▸ Records with drawing code:
⟨
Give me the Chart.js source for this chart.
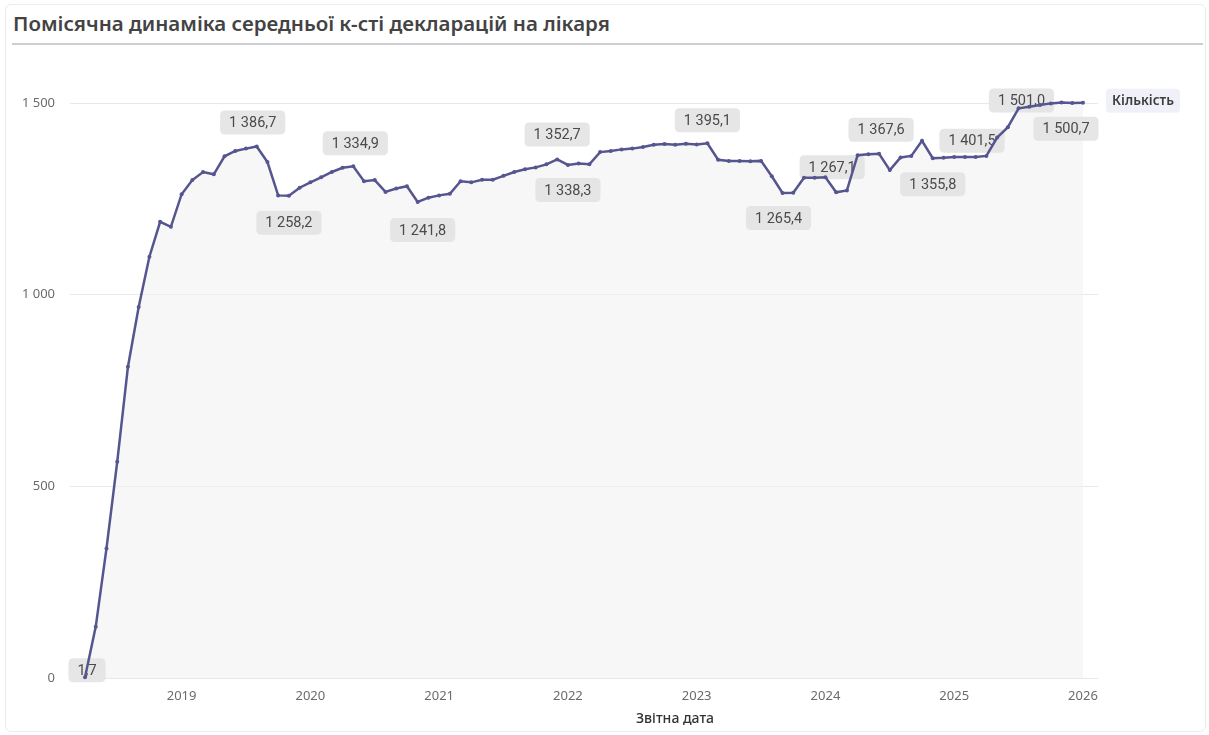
<!DOCTYPE html>
<html lang="uk">
<head>
<meta charset="utf-8">
<title>Помісячна динаміка</title>
<script src="https://cdn.jsdelivr.net/npm/chart.js@4.4.1/dist/chart.umd.min.js"></script>
<style>
    html, body { margin: 0; padding: 0; background: #ffffff; }
    body { width: 1209px; height: 735px; overflow: hidden; position: relative; font-family: "Noto Sans", sans-serif; }
    .card { position: absolute; left: 5px; top: 4px; right: 3px; bottom: 3px; border: 1px solid #ececee; border-radius: 6px; }
    .title { position: absolute; left: 13px; top: 9px; font-size: 20.5px; font-weight: 600; color: #434343; white-space: nowrap; }
    .title-rule { position: absolute; left: 12px; right: 6px; top: 43px; height: 2px; background: #cdced4; }
    .chart-box { position: absolute; left: 0; top: 0; width: 1209px; height: 735px; }
</style>
</head>
<body>
<div class="card"></div>
<div class="title">Помісячна динаміка середньої к-сті декларацій на лікаря</div>
<div class="title-rule"></div>
<div class="chart-box"><canvas id="chart"></canvas></div>

<script>
// ==================================================
// DATA
// ==================================================
const seriesName = "Кількість";
const xAxisTitle = "Звітна дата";
const startYear = 2018;
const startMonth = 4;

// average declarations per doctor, monthly from 2018-04 to 2026-01
const values = [
    1.7, 134, 338, 564, 812, 968, 1099, 1190, 1177,
    1262, 1299, 1320, 1314, 1361, 1375, 1381, 1386.7, 1346, 1259, 1258.2, 1279,
    1293, 1306, 1320, 1331, 1334.9, 1296, 1299, 1268, 1277, 1283, 1241.8, 1253,
    1259, 1263, 1296, 1293, 1300, 1300, 1310, 1320, 1327, 1332, 1340, 1352.7,
    1338.3, 1342, 1340, 1372, 1375, 1379, 1381, 1385, 1391, 1393, 1391, 1394,
    1392, 1395.1, 1352, 1349, 1349, 1348, 1349, 1309, 1265.4, 1266, 1305, 1305,
    1306, 1267.1, 1272, 1364, 1366, 1367.6, 1325, 1358, 1362, 1401.5, 1355.8, 1357,
    1359, 1359, 1359, 1362, 1410, 1437, 1486, 1490, 1495, 1499, 1501.0, 1500,
    1500.7
];

const yearTicks = ["2019", "2020", "2021", "2022", "2023", "2024", "2025", "2026"];
const yTicks = [0, 500, 1000, 1500];

// month keys for every value
const months = [];
for (let k = 0; k < values.length; k++) {
    const m = startMonth - 1 + k;
    const y = startYear + Math.floor(m / 12);
    months.push(y + "-" + String((m % 12) + 1).padStart(2, "0"));
}

// which points carry a data label, and where the box sits relative to the point
const labelPlacement = [
    { i: 0, dx: 2, dy: -7 },
    { i: 16, dx: -4, dy: -24 },
    { i: 19, dx: 0, dy: 27 },
    { i: 25, dx: 2, dy: -23 },
    { i: 31, dx: 5, dy: 28 },
    { i: 44, dx: 0, dy: -25 },
    { i: 45, dx: 0, dy: 25 },
    { i: 58, dx: 0, dy: -23 },
    { i: 65, dx: -4, dy: 25 },
    { i: 70, dx: -4, dy: -25 },
    { i: 74, dx: 2, dy: -24 },
    { i: 78, dx: 50, dy: 0 },
    { i: 79, dx: 0, dy: 26 },
    { i: 91, dx: -40, dy: -2 },
    { i: 93, dx: -17, dy: 26 }
];

// ==================================================
// HELPERS
// ==================================================
function groupThousands(intStr) {
    return intStr.replace(/\B(?=(\d{3})+(?!\d))/g, " ");
}

function formatValue(v) {
    const parts = v.toFixed(1).split(".");
    return groupThousands(parts[0]) + "," + parts[1];
}

function roundRect(ctx, x, y, w, h, r) {
    ctx.beginPath();
    ctx.moveTo(x + r, y);
    ctx.lineTo(x + w - r, y);
    ctx.quadraticCurveTo(x + w, y, x + w, y + r);
    ctx.lineTo(x + w, y + h - r);
    ctx.quadraticCurveTo(x + w, y + h, x + w - r, y + h);
    ctx.lineTo(x + r, y + h);
    ctx.quadraticCurveTo(x, y + h, x, y + h - r);
    ctx.lineTo(x, y + r);
    ctx.quadraticCurveTo(x, y, x + r, y);
    ctx.closePath();
}

const LINE_COLOR = "#55558f";
const LABEL_FONT = "14.5px Roboto, 'Noto Sans', sans-serif";

// ==================================================
// PLUGINS
// ==================================================
const dataLabels = {
    id: "dataLabels",
    beforeDatasetsDraw(chart) {
        const ctx = chart.ctx;
        const meta = chart.getDatasetMeta(0);
        ctx.save();
        ctx.font = LABEL_FONT;
        ctx.textAlign = "center";
        ctx.textBaseline = "middle";
        labelPlacement.forEach(p => {
            const pt = meta.data[p.i];
            if (!pt) return;
            const text = formatValue(values[p.i]);
            const w = ctx.measureText(text).width + 18;
            const h = 24;
            const cx = pt.x + p.dx;
            const cy = pt.y + p.dy;
            ctx.fillStyle = "rgba(228, 228, 228, 0.92)";
            roundRect(ctx, cx - w / 2, cy - h / 2, w, h, 5);
            ctx.fill();
            ctx.fillStyle = "#4a4a4a";
            ctx.fillText(text, cx, cy + 1);
        });
        ctx.restore();
    }
};

const seriesTag = {
    id: "seriesTag",
    afterDatasetsDraw(chart) {
        const ctx = chart.ctx;
        const meta = chart.getDatasetMeta(0);
        const last = meta.data[meta.data.length - 1];
        if (!last) return;
        ctx.save();
        ctx.font = "600 13.5px 'Noto Sans', sans-serif";
        ctx.textBaseline = "middle";
        const w = ctx.measureText(seriesName).width + 12;
        const x = chart.chartArea.right + 8;
        const y = last.y - 2;
        ctx.fillStyle = "#eff0f8";
        roundRect(ctx, x, y - 12, w, 24, 4);
        ctx.fill();
        ctx.fillStyle = "#3d3d3d";
        ctx.fillText(seriesName, x + 6, y);
        ctx.restore();
    }
};

// axis title drawn under the year ticks
const axisTitle = {
    id: "axisTitle",
    afterDraw(chart) {
        const ctx = chart.ctx;
        const area = chart.chartArea;
        ctx.save();
        ctx.font = "500 14px 'Noto Sans', sans-serif";
        ctx.fillStyle = "#333333";
        ctx.textAlign = "center";
        ctx.textBaseline = "middle";
        ctx.fillText(xAxisTitle, (area.left + area.right) / 2 + 91, area.bottom + 41);
        ctx.restore();
    }
};

// ==================================================
// CHART
// ==================================================
const points = values.map((v, k) => ({ x: k, y: v }));
const yearIndex = yearTicks.map(y => months.indexOf(y + "-01"));

const ctx = document.getElementById("chart").getContext("2d");
new Chart(ctx, {
    type: "line",
    data: {
        datasets: [{
            label: seriesName,
            data: points,
            borderColor: LINE_COLOR,
            borderWidth: 2.5,
            pointRadius: 2,
            pointBackgroundColor: LINE_COLOR,
            pointBorderWidth: 0,
            tension: 0,
            fill: "origin",
            backgroundColor: "rgba(240, 240, 240, 0.55)",
            clip: false
        }]
    },
    options: {
        responsive: true,
        maintainAspectRatio: false,
        animation: false,
        layout: { padding: { top: 57, right: 111, left: 0, bottom: 0 } },
        plugins: {
            legend: { display: false },
            tooltip: { enabled: false },
            filler: { drawTime: "beforeDatasetsDraw" }
        },
        scales: {
            x: {
                type: "linear",
                min: -1.4,
                max: 94.4,
                border: { display: false },
                grid: { display: false, drawTicks: false },
                afterBuildTicks: scale => {
                    scale.ticks = yearIndex.map(v => ({ value: v }));
                },
                afterFit: scale => { scale.height = 57; },
                ticks: {
                    autoSkip: false,
                    maxRotation: 0,
                    padding: 10,
                    color: "#6b6b6b",
                    font: { family: "'Noto Sans', sans-serif", size: 13 },
                    callback: v => {
                        const k = yearIndex.indexOf(v);
                        return k >= 0 ? yearTicks[k] : "";
                    }
                }
            },
            y: {
                min: 0,
                max: 1620,
                border: { display: false },
                grid: { color: "#e8e8e8", lineWidth: 1, drawTicks: false },
                afterBuildTicks: scale => {
                    scale.ticks = yTicks.map(v => ({ value: v }));
                },
                afterFit: scale => { scale.width = 70; },
                ticks: {
                    padding: 15,
                    color: "#6b6b6b",
                    font: { family: "'Noto Sans', sans-serif", size: 13 },
                    callback: v => groupThousands(String(v))
                }
            }
        }
    },
    plugins: [dataLabels, seriesTag, axisTitle]
});
</script>
</body>
</html>
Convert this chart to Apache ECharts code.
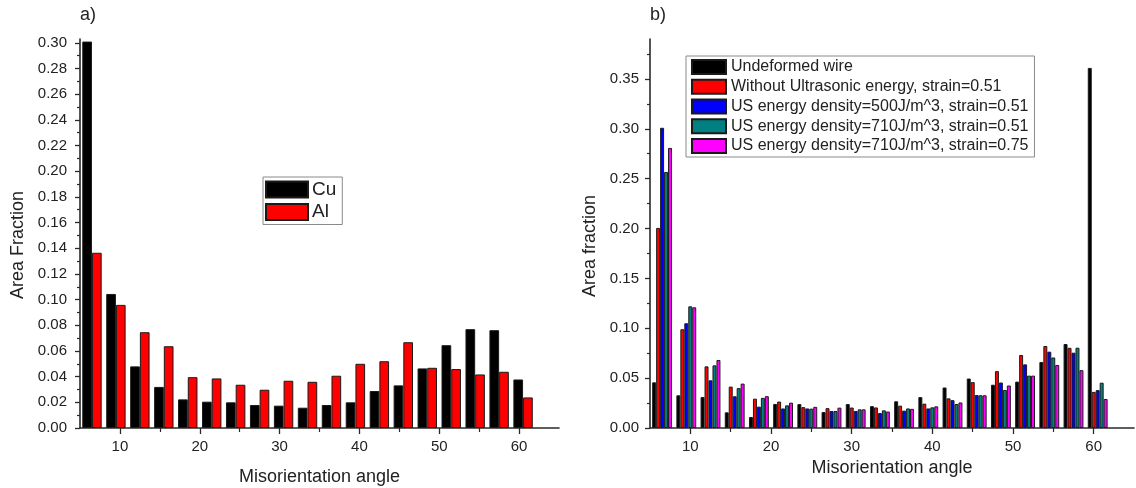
⟩
▸ INSTRUCTIONS FOR THE TASK: Each line with the string "this" in it needs to be found and copied.

▸ RESULT:
Give me the Chart.js source for this chart.
Convert this chart to Apache ECharts code.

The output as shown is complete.